→ Exercise
Repeat the material verbatim and drop the pictures.

→ Dataset excerpt

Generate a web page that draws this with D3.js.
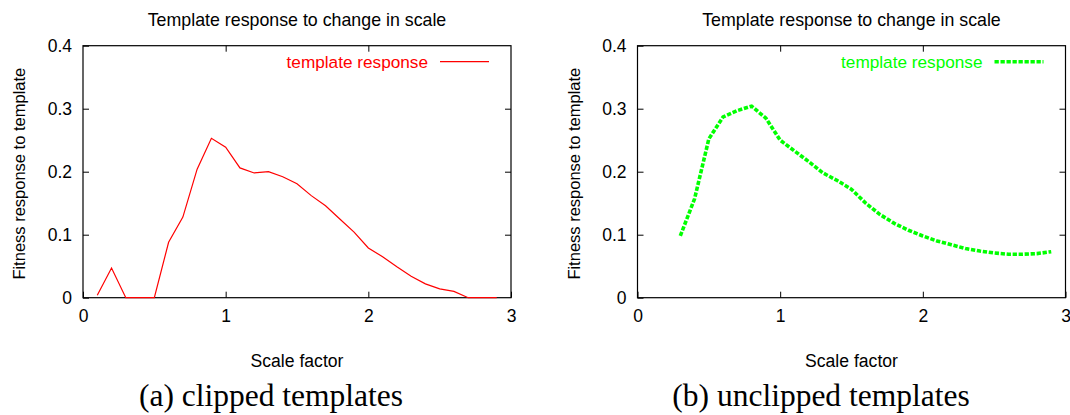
<!DOCTYPE html>
<html lang="en">
<head>
    <meta charset="UTF-8">
    <title>Template response to change in scale</title>
    <script src="https://d3js.org/d3.v7.min.js"></script>
    <style>
        body {
            margin: 0;
            background-color: #ffffff;
        }

        svg text {
            font-family: 'Liberation Sans', Arial, sans-serif;
            fill: #000000;
        }

        svg text.caption {
            font-family: 'Liberation Serif', 'Times New Roman', serif;
        }
    </style>
</head>
<body>
    <svg id="figure" width="1070" height="415"></svg>

    <script>
        // values
        const clippedScale = [0.1, 0.2, 0.3, 0.4, 0.5, 0.6, 0.7, 0.8, 0.9, 1.0,
            1.1, 1.2, 1.3, 1.4, 1.5, 1.6, 1.7, 1.8, 1.9, 2.0,
            2.1, 2.2, 2.3, 2.4, 2.5, 2.6, 2.7, 2.8, 2.9];
        const clippedResponse = [0.004, 0.047, 0, 0, 0, 0.088, 0.128, 0.204, 0.253, 0.239,
            0.206, 0.198, 0.200, 0.192, 0.181, 0.162, 0.146, 0.125, 0.104, 0.079,
            0.065, 0.049, 0.034, 0.022, 0.014, 0.010, 0, 0, 0];

        const unclippedScale = [0.3, 0.4, 0.5, 0.6, 0.7, 0.8, 0.9, 1.0,
            1.1, 1.2, 1.3, 1.4, 1.5, 1.6, 1.7, 1.8, 1.9, 2.0,
            2.1, 2.2, 2.3, 2.4, 2.5, 2.6, 2.7, 2.8, 2.9];
        const unclippedResponse = [0.098, 0.157, 0.252, 0.287, 0.297, 0.304, 0.285, 0.250,
            0.233, 0.216, 0.198, 0.186, 0.172, 0.150, 0.132, 0.118, 0.107, 0.098,
            0.090, 0.084, 0.078, 0.074, 0.071, 0.069, 0.069, 0.070, 0.073];

        const xTicks = [0, 1, 2, 3];
        const yTicks = [0, 0.1, 0.2, 0.3, 0.4];
        const innerXTicks = [1, 2];

        const chartTitle = "Template response to change in scale";
        const xLabel = "Scale factor";
        const yLabel = "Fitness response to template";
        const legendLabel = "template response";

        const plotTop = 45.7, plotBottom = 297.7;
        const tickLen = 6;

        const panels = [
            { left: 83, right: 511, captionX: 271, caption: "(a) clipped templates",
              xs: clippedScale, ys: clippedResponse, color: "#ff0000", lineWidth: 1.2, dash: null },
            { left: 637.5, right: 1065.5, captionX: 821, caption: "(b) unclipped templates",
              xs: unclippedScale, ys: unclippedResponse, color: "#00ff00", lineWidth: 3.6, dash: "4.3,1.7" }
        ];

        const svg = d3.select("#figure");

        panels.forEach(p => {
            const x = d3.scaleLinear().domain([0, 3]).range([p.left, p.right]);
            const y = d3.scaleLinear().domain([0, 0.4]).range([plotBottom, plotTop]);
            const g = svg.append("g");
            const mid = (p.left + p.right) / 2;

            // axes, ticks pointing inward like gnuplot
            g.append("g")
                .attr("transform", `translate(0,${plotBottom})`)
                .call(d3.axisBottom(x).tickValues(xTicks).tickSize(-tickLen).tickPadding(12)
                    .tickFormat(d3.format("d")));
            g.append("g")
                .attr("transform", `translate(${p.left},0)`)
                .call(d3.axisLeft(y).tickValues(yTicks).tickSize(-tickLen).tickPadding(11)
                    .tickFormat(d => d === 0 ? "0" : d3.format(".1f")(d)));
            g.append("g")
                .attr("transform", `translate(0,${plotTop})`)
                .call(d3.axisTop(x).tickValues(innerXTicks).tickSize(-tickLen).tickFormat(""));
            g.append("g")
                .attr("transform", `translate(${p.right},0)`)
                .call(d3.axisRight(y).tickValues(yTicks.slice(1, -1)).tickSize(-tickLen).tickFormat(""));

            g.selectAll(".domain").remove();
            g.selectAll(".tick line").attr("stroke", "#000");
            g.selectAll(".tick text")
                .attr("font-size", "17.5px")
                .attr("font-family", "'Liberation Sans', Arial, sans-serif")
                .attr("fill", "#000");

            g.append("rect")
                .attr("x", p.left)
                .attr("y", plotTop)
                .attr("width", p.right - p.left)
                .attr("height", plotBottom - plotTop)
                .attr("fill", "none")
                .attr("stroke", "#000")
                .attr("stroke-width", 1.2);

            // data line
            const line = d3.line()
                .x((d, i) => x(p.xs[i]))
                .y(d => y(d));

            g.append("path")
                .datum(p.ys)
                .attr("d", line)
                .attr("fill", "none")
                .attr("stroke", p.color)
                .attr("stroke-width", p.lineWidth)
                .attr("stroke-dasharray", p.dash);

            // legend
            g.append("text")
                .attr("x", p.right - 83)
                .attr("y", 68)
                .attr("text-anchor", "end")
                .attr("font-size", "17.2px")
                .style("fill", p.color)
                .text(legendLabel);
            g.append("line")
                .attr("x1", p.right - 71)
                .attr("x2", p.right - 22)
                .attr("y1", 61.7)
                .attr("y2", 61.7)
                .attr("stroke", p.color)
                .attr("stroke-width", p.lineWidth)
                .attr("stroke-dasharray", p.dash);

            // titles and labels
            g.append("text")
                .attr("x", mid)
                .attr("y", 26)
                .attr("text-anchor", "middle")
                .attr("font-size", "17.8px")
                .text(chartTitle);

            g.append("text")
                .attr("x", mid)
                .attr("y", 366.7)
                .attr("text-anchor", "middle")
                .attr("font-size", "17.6px")
                .text(xLabel);

            g.append("text")
                .attr("transform", `translate(${p.left - 58},${(plotTop + plotBottom) / 2 + 2}) rotate(-90)`)
                .attr("text-anchor", "middle")
                .attr("font-size", "16.5px")
                .text(yLabel);

            g.append("text")
                .attr("class", "caption")
                .attr("x", p.captionX)
                .attr("y", 406)
                .attr("text-anchor", "middle")
                .attr("font-size", "31.5px")
                .text(p.caption);
        });
    </script>
</body>
</html>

→ Task output
Generate a web page that draws this with D3.js.
<!DOCTYPE html>
<html lang="en">
<head>
    <meta charset="UTF-8">
    <title>Template response to change in scale</title>
    <script src="https://d3js.org/d3.v7.min.js"></script>
    <style>
        body {
            margin: 0;
            background-color: #ffffff;
        }

        svg text {
            font-family: 'Liberation Sans', Arial, sans-serif;
            fill: #000000;
        }

        svg text.caption {
            font-family: 'Liberation Serif', 'Times New Roman', serif;
        }
    </style>
</head>
<body>
    <svg id="figure" width="1070" height="415"></svg>

    <script>
        // values
        const clippedScale = [0.1, 0.2, 0.3, 0.4, 0.5, 0.6, 0.7, 0.8, 0.9, 1.0,
            1.1, 1.2, 1.3, 1.4, 1.5, 1.6, 1.7, 1.8, 1.9, 2.0,
            2.1, 2.2, 2.3, 2.4, 2.5, 2.6, 2.7, 2.8, 2.9];
        const clippedResponse = [0.004, 0.047, 0, 0, 0, 0.088, 0.128, 0.204, 0.253, 0.239,
            0.206, 0.198, 0.200, 0.192, 0.181, 0.162, 0.146, 0.125, 0.104, 0.079,
            0.065, 0.049, 0.034, 0.022, 0.014, 0.010, 0, 0, 0];

        const unclippedScale = [0.3, 0.4, 0.5, 0.6, 0.7, 0.8, 0.9, 1.0,
            1.1, 1.2, 1.3, 1.4, 1.5, 1.6, 1.7, 1.8, 1.9, 2.0,
            2.1, 2.2, 2.3, 2.4, 2.5, 2.6, 2.7, 2.8, 2.9];
        const unclippedResponse = [0.098, 0.157, 0.252, 0.287, 0.297, 0.304, 0.285, 0.250,
            0.233, 0.216, 0.198, 0.186, 0.172, 0.150, 0.132, 0.118, 0.107, 0.098,
            0.090, 0.084, 0.078, 0.074, 0.071, 0.069, 0.069, 0.070, 0.073];

        const xTicks = [0, 1, 2, 3];
        const yTicks = [0, 0.1, 0.2, 0.3, 0.4];
        const innerXTicks = [1, 2];

        const chartTitle = "Template response to change in scale";
        const xLabel = "Scale factor";
        const yLabel = "Fitness response to template";
        const legendLabel = "template response";

        const plotTop = 45.7, plotBottom = 297.7;
        const tickLen = 6;

        const panels = [
            { left: 83, right: 511, captionX: 271, caption: "(a) clipped templates",
              xs: clippedScale, ys: clippedResponse, color: "#ff0000", lineWidth: 1.2, dash: null },
            { left: 637.5, right: 1065.5, captionX: 821, caption: "(b) unclipped templates",
              xs: unclippedScale, ys: unclippedResponse, color: "#00ff00", lineWidth: 3.6, dash: "4.3,1.7" }
        ];

        const svg = d3.select("#figure");

        panels.forEach(p => {
            const x = d3.scaleLinear().domain([0, 3]).range([p.left, p.right]);
            const y = d3.scaleLinear().domain([0, 0.4]).range([plotBottom, plotTop]);
            const g = svg.append("g");
            const mid = (p.left + p.right) / 2;

            // axes, ticks pointing inward like gnuplot
            g.append("g")
                .attr("transform", `translate(0,${plotBottom})`)
                .call(d3.axisBottom(x).tickValues(xTicks).tickSize(-tickLen).tickPadding(12)
                    .tickFormat(d3.format("d")));
            g.append("g")
                .attr("transform", `translate(${p.left},0)`)
                .call(d3.axisLeft(y).tickValues(yTicks).tickSize(-tickLen).tickPadding(11)
                    .tickFormat(d => d === 0 ? "0" : d3.format(".1f")(d)));
            g.append("g")
                .attr("transform", `translate(0,${plotTop})`)
                .call(d3.axisTop(x).tickValues(innerXTicks).tickSize(-tickLen).tickFormat(""));
            g.append("g")
                .attr("transform", `translate(${p.right},0)`)
                .call(d3.axisRight(y).tickValues(yTicks.slice(1, -1)).tickSize(-tickLen).tickFormat(""));

            g.selectAll(".domain").remove();
            g.selectAll(".tick line").attr("stroke", "#000");
            g.selectAll(".tick text")
                .attr("font-size", "17.5px")
                .attr("font-family", "'Liberation Sans', Arial, sans-serif")
                .attr("fill", "#000");

            g.append("rect")
                .attr("x", p.left)
                .attr("y", plotTop)
                .attr("width", p.right - p.left)
                .attr("height", plotBottom - plotTop)
                .attr("fill", "none")
                .attr("stroke", "#000")
                .attr("stroke-width", 1.2);

            // data line
            const line = d3.line()
                .x((d, i) => x(p.xs[i]))
                .y(d => y(d));

            g.append("path")
                .datum(p.ys)
                .attr("d", line)
                .attr("fill", "none")
                .attr("stroke", p.color)
                .attr("stroke-width", p.lineWidth)
                .attr("stroke-dasharray", p.dash);

            // legend
            g.append("text")
                .attr("x", p.right - 83)
                .attr("y", 68)
                .attr("text-anchor", "end")
                .attr("font-size", "17.2px")
                .style("fill", p.color)
                .text(legendLabel);
            g.append("line")
                .attr("x1", p.right - 71)
                .attr("x2", p.right - 22)
                .attr("y1", 61.7)
                .attr("y2", 61.7)
                .attr("stroke", p.color)
                .attr("stroke-width", p.lineWidth)
                .attr("stroke-dasharray", p.dash);

            // titles and labels
            g.append("text")
                .attr("x", mid)
                .attr("y", 26)
                .attr("text-anchor", "middle")
                .attr("font-size", "17.8px")
                .text(chartTitle);

            g.append("text")
                .attr("x", mid)
                .attr("y", 366.7)
                .attr("text-anchor", "middle")
                .attr("font-size", "17.6px")
                .text(xLabel);

            g.append("text")
                .attr("transform", `translate(${p.left - 58},${(plotTop + plotBottom) / 2 + 2}) rotate(-90)`)
                .attr("text-anchor", "middle")
                .attr("font-size", "16.5px")
                .text(yLabel);

            g.append("text")
                .attr("class", "caption")
                .attr("x", p.captionX)
                .attr("y", 406)
                .attr("text-anchor", "middle")
                .attr("font-size", "31.5px")
                .text(p.caption);
        });
    </script>
</body>
</html>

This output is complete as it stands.